## START Data excerpt
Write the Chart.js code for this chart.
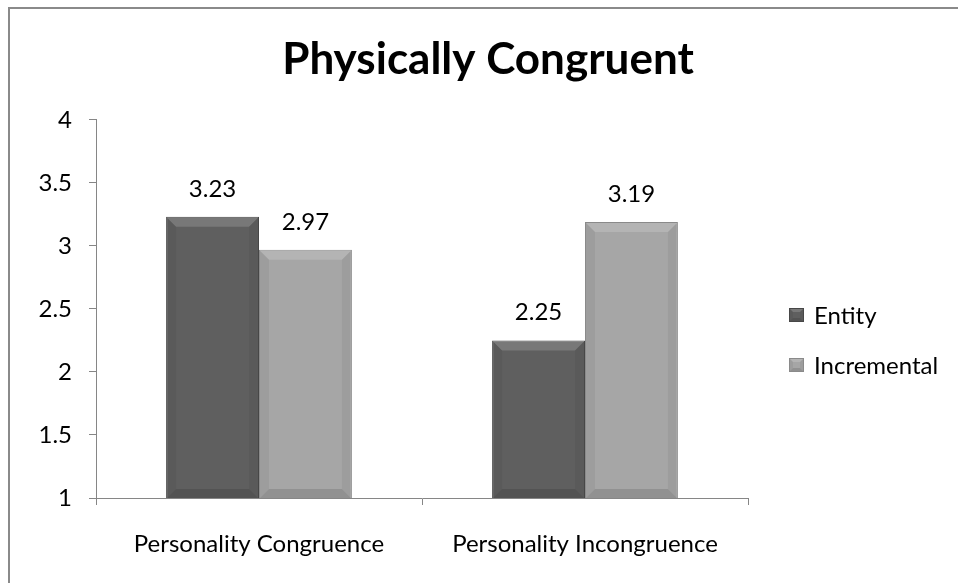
<!DOCTYPE html>
<html>
<head>
<meta charset="utf-8">
<script src="https://cdn.jsdelivr.net/npm/chart.js@4.4.1/dist/chart.umd.min.js"></script>
<style>
  html, body { margin: 0; padding: 0; background: #ffffff; }
  #wrap { position: relative; width: 958px; height: 583px; }
</style>
</head>
<body>
<div id="wrap"><canvas id="chart"></canvas></div>
<script>
  const categories = ['Personality Congruence', 'Personality Incongruence'];
  const entityValues = [3.23, 2.25];
  const incrementalValues = [2.97, 3.19];
  const seriesNames = ['Entity', 'Incremental'];
  const yTicks = [1, 1.5, 2, 2.5, 3, 3.5, 4];

  const fontFamily = 'Lato, "Open Sans", sans-serif';
  const axisColor = '#868686';
  const fills = ['#5f5f5f', '#a6a6a6'];
  const edges = ['#474747', '#8a8a8a'];

  // frame around the whole chart (only top and left edges are visible)
  const framePlugin = {
    id: 'frame',
    beforeDraw(chart) {
      const ctx = chart.ctx;
      ctx.save();
      ctx.strokeStyle = '#8a8a8a';
      ctx.lineWidth = 2;
      ctx.strokeRect(9, 8, 2000, 2000);
      ctx.restore();
    }
  };

  function bevel(ctx, left, top, right, bottom, b) {
    ctx.save();
    ctx.fillStyle = 'rgba(255,255,255,0.16)';
    ctx.beginPath();
    ctx.moveTo(left, top); ctx.lineTo(right, top);
    ctx.lineTo(right - b, top + b); ctx.lineTo(left + b, top + b);
    ctx.closePath(); ctx.fill();
    ctx.fillStyle = 'rgba(0,0,0,0.05)';
    ctx.beginPath();
    ctx.moveTo(left, top); ctx.lineTo(left + b, top + b);
    ctx.lineTo(left + b, bottom - b); ctx.lineTo(left, bottom);
    ctx.closePath(); ctx.fill();
    ctx.beginPath();
    ctx.moveTo(right, top); ctx.lineTo(right - b, top + b);
    ctx.lineTo(right - b, bottom - b); ctx.lineTo(right, bottom);
    ctx.closePath(); ctx.fill();
    ctx.fillStyle = 'rgba(0,0,0,0.12)';
    ctx.beginPath();
    ctx.moveTo(left, bottom); ctx.lineTo(right, bottom);
    ctx.lineTo(right - b, bottom - b); ctx.lineTo(left + b, bottom - b);
    ctx.closePath(); ctx.fill();
    ctx.restore();
  }

  // soft bevel on each bar, then the value above it
  const barPlugin = {
    id: 'barDeco',
    afterDatasetsDraw(chart) {
      const ctx = chart.ctx;
      const floor = chart.chartArea.bottom;
      chart.data.datasets.forEach((dataset, di) => {
        chart.getDatasetMeta(di).data.forEach((bar, i) => {
          const left = bar.x - bar.width / 2;
          const right = bar.x + bar.width / 2;
          const bottom = Math.min(bar.base, floor);
          bevel(ctx, left + 1, bar.y + 1, right - 1, bottom, 9);

          ctx.save();
          ctx.fillStyle = '#000000';
          ctx.font = '24px ' + fontFamily;
          ctx.textAlign = 'center';
          ctx.textBaseline = 'alphabetic';
          ctx.fillText(dataset.data[i].toFixed(2), bar.x, bar.y - 20);
          ctx.restore();
        });
      });
    }
  };

  // legend in the empty strip to the right of the plot
  const legendPlugin = {
    id: 'sideLegend',
    afterDraw(chart) {
      const ctx = chart.ctx;
      const bx = chart.chartArea.right + 41;
      chart.data.datasets.forEach((dataset, di) => {
        const cy = 315 + di * 50;
        const bw = 15, bh = 14;
        ctx.save();
        ctx.fillStyle = dataset.backgroundColor;
        ctx.fillRect(bx, cy - bh / 2, bw, bh);
        bevel(ctx, bx, cy - bh / 2, bx + bw, cy + bh / 2, 4);
        ctx.strokeStyle = dataset.borderColor;
        ctx.lineWidth = 1;
        ctx.strokeRect(bx + 0.5, cy - bh / 2 + 0.5, bw - 1, bh - 1);
        ctx.fillStyle = '#000000';
        ctx.font = '24px ' + fontFamily;
        ctx.textAlign = 'left';
        ctx.textBaseline = 'middle';
        ctx.fillText(dataset.label, bx + 25, cy + 1);
        ctx.restore();
      });
    }
  };

  new Chart(document.getElementById('chart'), {
    type: 'bar',
    data: {
      labels: categories,
      datasets: [
        {
          label: seriesNames[0],
          data: entityValues,
          backgroundColor: fills[0],
          borderColor: edges[0],
          borderWidth: 1
        },
        {
          label: seriesNames[1],
          data: incrementalValues,
          backgroundColor: fills[1],
          borderColor: edges[1],
          borderWidth: 1
        }
      ]
    },
    options: {
      responsive: true,
      maintainAspectRatio: false,
      animation: false,
      layout: { padding: { left: 18, right: 0, top: 0, bottom: 0 } },
      datasets: {
        bar: { barPercentage: 1, categoryPercentage: 0.57 }
      },
      plugins: {
        title: {
          display: true,
          text: 'Physically Congruent',
          color: '#000000',
          font: { family: fontFamily, size: 44, weight: 'bold', lineHeight: 1.2 },
          padding: { top: 33, bottom: 34 }
        },
        legend: { display: false },
        tooltip: { enabled: false }
      },
      scales: {
        x: {
          grid: {
            display: true,
            drawOnChartArea: false,
            drawTicks: true,
            tickLength: 7,
            offset: true,
            color: axisColor
          },
          border: { color: axisColor, width: 1 },
          ticks: {
            color: '#000000',
            font: { family: fontFamily, size: 24 },
            padding: 25,
            maxRotation: 0
          },
          afterFit(scale) { scale.height = 85; }
        },
        y: {
          min: 1,
          max: 4,
          afterBuildTicks(scale) {
            scale.ticks = yTicks.map((v) => ({ value: v }));
          },
          grid: {
            drawOnChartArea: false,
            drawTicks: true,
            tickLength: 7,
            color: axisColor
          },
          border: { color: axisColor, width: 1 },
          ticks: {
            color: '#000000',
            font: { family: fontFamily, size: 24 },
            padding: 17,
            callback: (value) => String(value)
          },
          afterFit(scale) { scale.width = 78; }
        },
        // empty strip on the right that holds the legend
        legendStrip: {
          type: 'linear',
          position: 'right',
          display: true,
          grid: { display: false },
          border: { display: false },
          ticks: { display: false },
          afterFit(scale) { scale.width = 210; }
        }
      }
    },
    plugins: [framePlugin, barPlugin, legendPlugin]
  });
</script>
</body>
</html>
## END Data excerpt
> _Goal_
Repeat verbatim all the material, but not the pictures.

> _Task solution_
Write the Chart.js code for this chart.
<!DOCTYPE html>
<html>
<head>
<meta charset="utf-8">
<script src="https://cdn.jsdelivr.net/npm/chart.js@4.4.1/dist/chart.umd.min.js"></script>
<style>
  html, body { margin: 0; padding: 0; background: #ffffff; }
  #wrap { position: relative; width: 958px; height: 583px; }
</style>
</head>
<body>
<div id="wrap"><canvas id="chart"></canvas></div>
<script>
  const categories = ['Personality Congruence', 'Personality Incongruence'];
  const entityValues = [3.23, 2.25];
  const incrementalValues = [2.97, 3.19];
  const seriesNames = ['Entity', 'Incremental'];
  const yTicks = [1, 1.5, 2, 2.5, 3, 3.5, 4];

  const fontFamily = 'Lato, "Open Sans", sans-serif';
  const axisColor = '#868686';
  const fills = ['#5f5f5f', '#a6a6a6'];
  const edges = ['#474747', '#8a8a8a'];

  // frame around the whole chart (only top and left edges are visible)
  const framePlugin = {
    id: 'frame',
    beforeDraw(chart) {
      const ctx = chart.ctx;
      ctx.save();
      ctx.strokeStyle = '#8a8a8a';
      ctx.lineWidth = 2;
      ctx.strokeRect(9, 8, 2000, 2000);
      ctx.restore();
    }
  };

  function bevel(ctx, left, top, right, bottom, b) {
    ctx.save();
    ctx.fillStyle = 'rgba(255,255,255,0.16)';
    ctx.beginPath();
    ctx.moveTo(left, top); ctx.lineTo(right, top);
    ctx.lineTo(right - b, top + b); ctx.lineTo(left + b, top + b);
    ctx.closePath(); ctx.fill();
    ctx.fillStyle = 'rgba(0,0,0,0.05)';
    ctx.beginPath();
    ctx.moveTo(left, top); ctx.lineTo(left + b, top + b);
    ctx.lineTo(left + b, bottom - b); ctx.lineTo(left, bottom);
    ctx.closePath(); ctx.fill();
    ctx.beginPath();
    ctx.moveTo(right, top); ctx.lineTo(right - b, top + b);
    ctx.lineTo(right - b, bottom - b); ctx.lineTo(right, bottom);
    ctx.closePath(); ctx.fill();
    ctx.fillStyle = 'rgba(0,0,0,0.12)';
    ctx.beginPath();
    ctx.moveTo(left, bottom); ctx.lineTo(right, bottom);
    ctx.lineTo(right - b, bottom - b); ctx.lineTo(left + b, bottom - b);
    ctx.closePath(); ctx.fill();
    ctx.restore();
  }

  // soft bevel on each bar, then the value above it
  const barPlugin = {
    id: 'barDeco',
    afterDatasetsDraw(chart) {
      const ctx = chart.ctx;
      const floor = chart.chartArea.bottom;
      chart.data.datasets.forEach((dataset, di) => {
        chart.getDatasetMeta(di).data.forEach((bar, i) => {
          const left = bar.x - bar.width / 2;
          const right = bar.x + bar.width / 2;
          const bottom = Math.min(bar.base, floor);
          bevel(ctx, left + 1, bar.y + 1, right - 1, bottom, 9);

          ctx.save();
          ctx.fillStyle = '#000000';
          ctx.font = '24px ' + fontFamily;
          ctx.textAlign = 'center';
          ctx.textBaseline = 'alphabetic';
          ctx.fillText(dataset.data[i].toFixed(2), bar.x, bar.y - 20);
          ctx.restore();
        });
      });
    }
  };

  // legend in the empty strip to the right of the plot
  const legendPlugin = {
    id: 'sideLegend',
    afterDraw(chart) {
      const ctx = chart.ctx;
      const bx = chart.chartArea.right + 41;
      chart.data.datasets.forEach((dataset, di) => {
        const cy = 315 + di * 50;
        const bw = 15, bh = 14;
        ctx.save();
        ctx.fillStyle = dataset.backgroundColor;
        ctx.fillRect(bx, cy - bh / 2, bw, bh);
        bevel(ctx, bx, cy - bh / 2, bx + bw, cy + bh / 2, 4);
        ctx.strokeStyle = dataset.borderColor;
        ctx.lineWidth = 1;
        ctx.strokeRect(bx + 0.5, cy - bh / 2 + 0.5, bw - 1, bh - 1);
        ctx.fillStyle = '#000000';
        ctx.font = '24px ' + fontFamily;
        ctx.textAlign = 'left';
        ctx.textBaseline = 'middle';
        ctx.fillText(dataset.label, bx + 25, cy + 1);
        ctx.restore();
      });
    }
  };

  new Chart(document.getElementById('chart'), {
    type: 'bar',
    data: {
      labels: categories,
      datasets: [
        {
          label: seriesNames[0],
          data: entityValues,
          backgroundColor: fills[0],
          borderColor: edges[0],
          borderWidth: 1
        },
        {
          label: seriesNames[1],
          data: incrementalValues,
          backgroundColor: fills[1],
          borderColor: edges[1],
          borderWidth: 1
        }
      ]
    },
    options: {
      responsive: true,
      maintainAspectRatio: false,
      animation: false,
      layout: { padding: { left: 18, right: 0, top: 0, bottom: 0 } },
      datasets: {
        bar: { barPercentage: 1, categoryPercentage: 0.57 }
      },
      plugins: {
        title: {
          display: true,
          text: 'Physically Congruent',
          color: '#000000',
          font: { family: fontFamily, size: 44, weight: 'bold', lineHeight: 1.2 },
          padding: { top: 33, bottom: 34 }
        },
        legend: { display: false },
        tooltip: { enabled: false }
      },
      scales: {
        x: {
          grid: {
            display: true,
            drawOnChartArea: false,
            drawTicks: true,
            tickLength: 7,
            offset: true,
            color: axisColor
          },
          border: { color: axisColor, width: 1 },
          ticks: {
            color: '#000000',
            font: { family: fontFamily, size: 24 },
            padding: 25,
            maxRotation: 0
          },
          afterFit(scale) { scale.height = 85; }
        },
        y: {
          min: 1,
          max: 4,
          afterBuildTicks(scale) {
            scale.ticks = yTicks.map((v) => ({ value: v }));
          },
          grid: {
            drawOnChartArea: false,
            drawTicks: true,
            tickLength: 7,
            color: axisColor
          },
          border: { color: axisColor, width: 1 },
          ticks: {
            color: '#000000',
            font: { family: fontFamily, size: 24 },
            padding: 17,
            callback: (value) => String(value)
          },
          afterFit(scale) { scale.width = 78; }
        },
        // empty strip on the right that holds the legend
        legendStrip: {
          type: 'linear',
          position: 'right',
          display: true,
          grid: { display: false },
          border: { display: false },
          ticks: { display: false },
          afterFit(scale) { scale.width = 210; }
        }
      }
    },
    plugins: [framePlugin, barPlugin, legendPlugin]
  });
</script>
</body>
</html>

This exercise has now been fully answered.